Seven years ago, Maria Jacko’s niece disappeared without a trace. Maisy Odjick, then 16, and her best friend Shannon Alexander, 17, were last seen at a relative’s house in Maniwaki, a community about 130 kilometres north of Ottawa. They left behind their wallets, clothes and ID and they were never heard from again. “We still don’t have any answers,” Jacko said in an interview with Maclean’s. “The police didn’t take this seriously enough … They were tagged as runaways right from the get-go.”
Jacko’s experience with the police investigation is one of the reasons she is hopeful the national inquiry into missing and murdered indigenous women will prevent other families from enduring the pain her family has suffered. Odjick is one of approximately 1,200 missing or murdered aboriginal women who came into focus this week as the Liberals announced part of the government plan to hold that inquiry.
“There wasn’t even an Amber Alert for them,” Jacko said of Odjick and Alexander. “They were 16 years old at the time and there should have been.”
After years of pleading with the federal government, aboriginal leaders and women’s advocates hope they are finally seeing the wheels of justice creak into motion. A trio of cabinet ministers set out the initial plan—to spend two months meeting with survivors, national aboriginal groups and the families of missing and murdered women to design a process for the inquiry. The new government has set itself no small goal. Asked Tuesday what would be the end result of the two-year process, Indigenous and Northern Affairs Minister Carolyn Bennett said the aim is to “actually stop this national tragedy.”
While the Conservatives refused to hold an inquiry (a position interim leader Rona Ambrose has since reversed), Bennett said the Liberals hope to spend a few months on the first listening phase, then announce the second phase, the actual inquiry, within six months. But the timeline isn’t firm.

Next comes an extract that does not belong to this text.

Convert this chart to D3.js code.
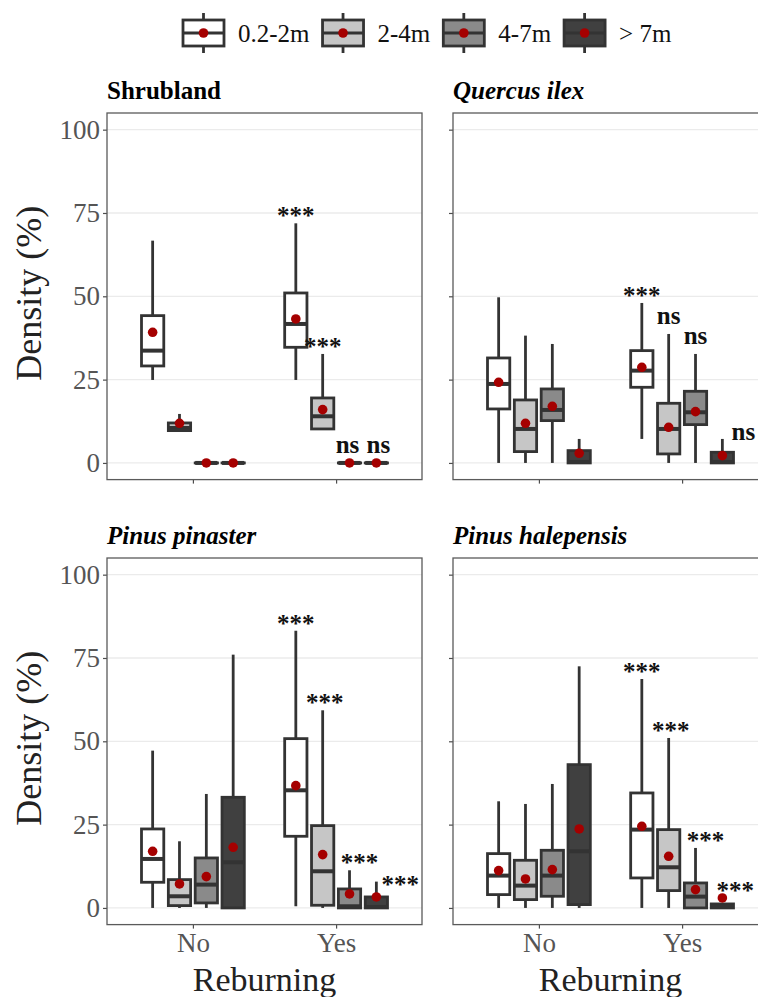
<!DOCTYPE html>
<html>
<head>
<meta charset="utf-8">
<script src="https://cdnjs.cloudflare.com/ajax/libs/d3/7.8.5/d3.min.js"></script>
<style>
  body { margin: 0; background: #fff; }
  svg text { font-family: "Liberation Serif", "Times New Roman", serif; }
  .axis path { display: none; }
  .axis line { stroke: #4d4d4d; stroke-width: 1.2; }
  .axis text { font-size: 27px; fill: #555; }
</style>
</head>
<body>
<script>
// categories
var panelNames = ["Shrubland", "Quercus ilex", "Pinus pinaster", "Pinus halepensis"];
var reburning = ["No", "Yes"];
var heightClasses = ["0.2-2m", "2-4m", "4-7m", "> 7m"];
var yTicks = [0, 25, 50, 75, 100];

// box stats: [lower whisker, q1, median, q3, upper whisker, mean]
// rows 0-3 = No, rows 4-7 = Yes, in heightClasses order
var shrublandStats = [
  [24.9, 29.1, 33.7, 44.2, 66.7, 39.2],
  [9.7, 9.7, 10.5, 12.0, 14.7, 11.9],
  [0, 0, 0, 0, 0, 0],
  [0, 0, 0, 0, 0, 0],
  [24.9, 34.7, 41.7, 51.0, 71.9, 43.2],
  [10.2, 10.2, 14.0, 19.5, 32.7, 16.0],
  [0, 0, 0, 0, 0, 0],
  [0, 0, 0, 0, 0, 0]
];
var quercusStats = [
  [0, 16.2, 23.7, 31.5, 49.7, 24.2],
  [0, 3.4, 10.2, 18.9, 38.2, 11.9],
  [0, 12.7, 15.9, 22.2, 35.7, 17.0],
  [0, 0, 0.3, 3.7, 7.2, 2.9],
  [7.2, 22.7, 27.7, 33.7, 48.0, 28.7],
  [0, 2.7, 10.2, 17.9, 38.7, 10.7],
  [0, 11.5, 15.2, 21.5, 32.7, 15.4],
  [0, 0, 0.3, 3.2, 7.2, 2.2]
];
var pinasterStats = [
  [0, 7.7, 14.7, 23.7, 47.2, 17.0],
  [0, 0.7, 3.5, 8.5, 20.0, 7.2],
  [0, 1.5, 7.0, 15.0, 34.2, 9.4],
  [0, 0, 13.7, 33.2, 76.0, 18.2],
  [0.5, 21.5, 35.3, 50.8, 83.2, 36.7],
  [0, 0.8, 11.0, 24.7, 59.3, 16.0],
  [0, 0, 0.5, 5.7, 11.3, 4.2],
  [0, 0, 0.3, 3.3, 7.9, 3.3]
];
var halepensisStats = [
  [0, 4.0, 9.7, 16.3, 32.0, 11.2],
  [0, 2.5, 6.7, 14.3, 31.2, 8.7],
  [0, 3.5, 9.7, 17.3, 37.2, 11.5],
  [0, 1.0, 17.0, 43.0, 72.5, 23.7],
  [0, 9.0, 23.5, 34.5, 68.7, 24.5],
  [0, 5.2, 12.2, 23.5, 51.0, 15.5],
  [0, 0, 3.4, 7.5, 18.0, 5.5],
  [0, 0, 0.3, 1.2, 1.2, 3.0]
];

// significance labels over the "Yes" boxes
var shrublandSig = ["***", "***", "ns", "ns"];
var quercusSig = ["***", "ns", "ns", "ns"];
var pinasterSig = ["***", "***", "***", "***"];
var halepensisSig = ["***", "***", "***", "***"];

var allStats = [shrublandStats, quercusStats, pinasterStats, halepensisStats];
var allSig = [shrublandSig, quercusSig, pinasterSig, halepensisSig];

// small label nudges (px) so labels sit beside short whiskers like in the original
var sigNudge = [
  [[0, 0], [0, 0], [-2, 0], [2, 0]],
  [[0, 0], [0, 0], [0, 0], [21, 11]],
  [[0, 0], [2, 0], [10, 0], [24, 10]],
  [[0, 0], [2, 0], [10, 0], [13, 0]]
];

var fills = ["#ffffff", "#c6c6c6", "#8a8a8a", "#404040"];
var boxStroke = "#333333";
var meanColor = "#a50000";

var width = 758, height = 997;
var panelW = 315, panelH = 366.6;
var panelLeft = [107, 453];
var panelTop = [113, 558];

var svg = d3.select("body").append("svg")
    .attr("width", width)
    .attr("height", height);

svg.append("rect").attr("width", width).attr("height", height).attr("fill", "#fff");

// shared scales (panel local coords)
var xScale = d3.scalePoint().domain(reburning).range([0, panelW]).padding(0.6);
var step = xScale.step();
var dodge = d3.scaleBand().domain(heightClasses).range([-0.375 * step, 0.375 * step]);
var boxW = dodge.bandwidth() * 0.83;
var yScale = d3.scaleLinear().domain([-5, 105]).range([panelH, 0]);

function drawPanel(k) {
  var col = k % 2, row = Math.floor(k / 2);
  var g = svg.append("g")
      .attr("transform", "translate(" + panelLeft[col] + "," + panelTop[row] + ")");

  // grid lines
  g.selectAll("line.grid")
    .data(yTicks)
    .enter().append("line")
    .attr("class", "grid")
    .attr("x1", 0).attr("x2", panelW)
    .attr("y1", function(d) { return yScale(d); })
    .attr("y2", function(d) { return yScale(d); })
    .attr("stroke", "#ebebeb")
    .attr("stroke-width", 1.3);

  // y axis
  var yAxis = d3.axisLeft(yScale).tickValues(yTicks).tickSize(4).tickPadding(3);
  if (col == 1) yAxis.tickFormat("");
  g.append("g").attr("class", "axis").call(yAxis);

  // x axis
  var xAxis = d3.axisBottom(xScale).tickSize(4).tickPadding(4);
  if (row == 0) xAxis.tickFormat("");
  g.append("g").attr("class", "axis")
    .attr("transform", "translate(0," + panelH + ")")
    .call(xAxis);

  var stats = allStats[k].map(function(s, i) {
    return { group: reburning[Math.floor(i / 4)], cls: heightClasses[i % 4], ci: i % 4,
             lo: s[0], q1: s[1], med: s[2], q3: s[3], hi: s[4], mean: s[5] };
  });

  var boxes = g.selectAll("g.box")
    .data(stats)
    .enter().append("g")
    .attr("class", "box")
    .attr("transform", function(d) {
      return "translate(" + (xScale(d.group) + dodge(d.cls) + dodge.bandwidth() / 2) + ",0)";
    });

  // whiskers
  boxes.append("line")
    .attr("y1", function(d) { return yScale(d.lo); })
    .attr("y2", function(d) { return yScale(d.hi); })
    .attr("stroke", boxStroke)
    .attr("stroke-width", 2.8);

  // box
  boxes.append("rect")
    .attr("x", -boxW / 2)
    .attr("width", boxW)
    .attr("y", function(d) { return yScale(d.q3); })
    .attr("height", function(d) { return Math.max(0.01, yScale(d.q1) - yScale(d.q3)); })
    .attr("fill", function(d) { return fills[d.ci]; })
    .attr("stroke", boxStroke)
    .attr("stroke-width", 2.8);

  // median
  boxes.append("line")
    .attr("x1", -boxW / 2).attr("x2", boxW / 2)
    .attr("y1", function(d) { return yScale(d.med); })
    .attr("y2", function(d) { return yScale(d.med); })
    .attr("stroke", boxStroke)
    .attr("stroke-width", 4);

  // mean
  boxes.append("circle")
    .attr("cy", function(d) { return yScale(d.mean); })
    .attr("r", 4.8)
    .attr("fill", meanColor);

  // significance labels for Yes boxes
  var yes = stats.filter(function(d) { return d.group == "Yes"; });
  g.selectAll("text.sig")
    .data(yes)
    .enter().append("text")
    .attr("class", "sig")
    .attr("x", function(d) {
      return xScale(d.group) + dodge(d.cls) + dodge.bandwidth() / 2 + sigNudge[k][d.ci][0];
    })
    .attr("y", function(d) {
      var top = yScale(Math.max(d.hi, d.mean));
      var lab = allSig[k][d.ci];
      return (lab == "ns" ? top - 10 : top + 1) + sigNudge[k][d.ci][1];
    })
    .attr("text-anchor", "middle")
    .attr("font-weight", "bold")
    .attr("font-size", "25px")
    .attr("fill", "#111")
    .text(function(d) { return allSig[k][d.ci]; });

  // panel border
  g.append("rect")
    .attr("width", panelW).attr("height", panelH)
    .attr("fill", "none")
    .attr("stroke", "#5a5a5a")
    .attr("stroke-width", 1.3);

  // strip title
  g.append("text")
    .attr("x", 0)
    .attr("y", -14)
    .attr("font-size", "25px")
    .attr("font-weight", "bold")
    .attr("font-style", k == 0 ? "normal" : "italic")
    .attr("fill", "#000")
    .text(panelNames[k]);

  // axis titles
  if (col == 0) {
    g.append("text")
      .attr("transform", "translate(" + (-107 + 41) + "," + (panelH / 2 - 3) + ") rotate(-90)")
      .attr("text-anchor", "middle")
      .attr("font-size", "36px")
      .attr("fill", "#222")
      .text("Density (%)");
  }
  if (row == 1) {
    g.append("text")
      .attr("x", panelW / 2)
      .attr("y", panelH + 66)
      .attr("text-anchor", "middle")
      .attr("font-size", "34px")
      .attr("fill", "#222")
      .text("Reburning");
  }
}

for (var k = 0; k < panelNames.length; k++) drawPanel(k);

// legend
var keyW = 41, keyH = 26, keyTop = 20;
var lx = 183;
heightClasses.forEach(function(h, i) {
  var key = svg.append("g").attr("transform", "translate(" + lx + "," + keyTop + ")");
  key.append("line")
    .attr("x1", keyW / 2).attr("x2", keyW / 2)
    .attr("y1", -7).attr("y2", keyH + 7)
    .attr("stroke", boxStroke).attr("stroke-width", 2.8);
  key.append("rect")
    .attr("width", keyW).attr("height", keyH)
    .attr("fill", fills[i])
    .attr("stroke", boxStroke).attr("stroke-width", 2.8);
  key.append("line")
    .attr("x1", 0).attr("x2", keyW)
    .attr("y1", keyH / 2).attr("y2", keyH / 2)
    .attr("stroke", boxStroke).attr("stroke-width", 3);
  key.append("circle")
    .attr("cx", keyW / 2).attr("cy", keyH / 2)
    .attr("r", 4.8).attr("fill", meanColor);
  var t = svg.append("text")
    .attr("x", lx + keyW + 14)
    .attr("y", 42)
    .attr("font-size", "25px")
    .attr("fill", "#111")
    .text(h);
  lx = lx + keyW + 14 + t.node().getComputedTextLength() + 13;
});
</script>
</body>
</html>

“Phase one will be as long as it takes to get it right,” she said.
The budget seems equally uncertain. The Liberals pledged $40-million in their election platform, a number Bennett called a “placeholder,” telling reporters the actual budget won’t be known until the scope of the inquiry is established.
So far, that is music to the ears of advocates. Dawn Harvard, president of the Native Women’s Association of Canada, urged the Liberals to get the process right, advising them not to rush ahead simply to have action for action’s sake. “Obviously the families have to be key. They are absolutely integral to this,” she said.
On this front, the Liberals have learned from the experience of British Columbia’s Missing Women Commission of Inquiry, launched in 2010, which families of victims roundly criticized for not helping families appear before them by funding travel expenses. The Native Women’s Association of Canada, for example, had standing at the B.C. inquiry but—based in Ontario—couldn’t afford to attend. The lack of funding “was a fundamental mistake that resulted in a commission of inquiry in B.C. that was a big disappointment to a lot of people,” said Harvard.
Justice Minister Jody Wilson-Raybould is well-aware of these concerns, having been a regional chief with the Assembly of First Nations in 2011 when the AFN pulled its support from the B.C. inquiry over the lack of funding.
Financial help isn’t the only type of assistance needed for those who share their stories. Victims services is another concern, said Bridget Perrier, who adopted two children after their mother was murdered by serial killer Robert Pickton. One of them spoke at the B.C. inquiry and found the experience devastating. It “left my daughter really raw,” Perrier said. More than anything, establishing trust could be the biggest challenge.
Perrier fears only the most conciliatory speakers will be allowed to appear before the inquiry. “They’re going to go with the most complacent families,” she said. How does she know? “It’s always happened like that.”
With fresh allegations of police abuse of First Nations women in Val d’Or, Que., where women allege Quebec police officers forced them to commit sex acts and assaulted them, racism is sure to have a starring role at the inquiry. “If we are going to expose how our women are put into unsafe situations, it’s important to start exposing those systemic issues,” said Harvard.
Bennett acknowledges racism and sexism “are a huge part of this” and says Canadians need to hear these stories to understand “really, that racism and sexism in this country kills.”
Seven years later, Jacko looks for her niece, still. Quebec police have updated sketches of Maisy and Shannon as they would look now, at ages 23 and 24. They show Jacko’s niece as a young woman, with a wide smile and shoulder-length hair.
Jacko sees that face in crowds. “I went to New York City last year and I looked for a second, and — you know how it’s so busy in New York City — I swore I saw Maisy,” she said. “There was this tall woman. I went to grab her and she was gone.”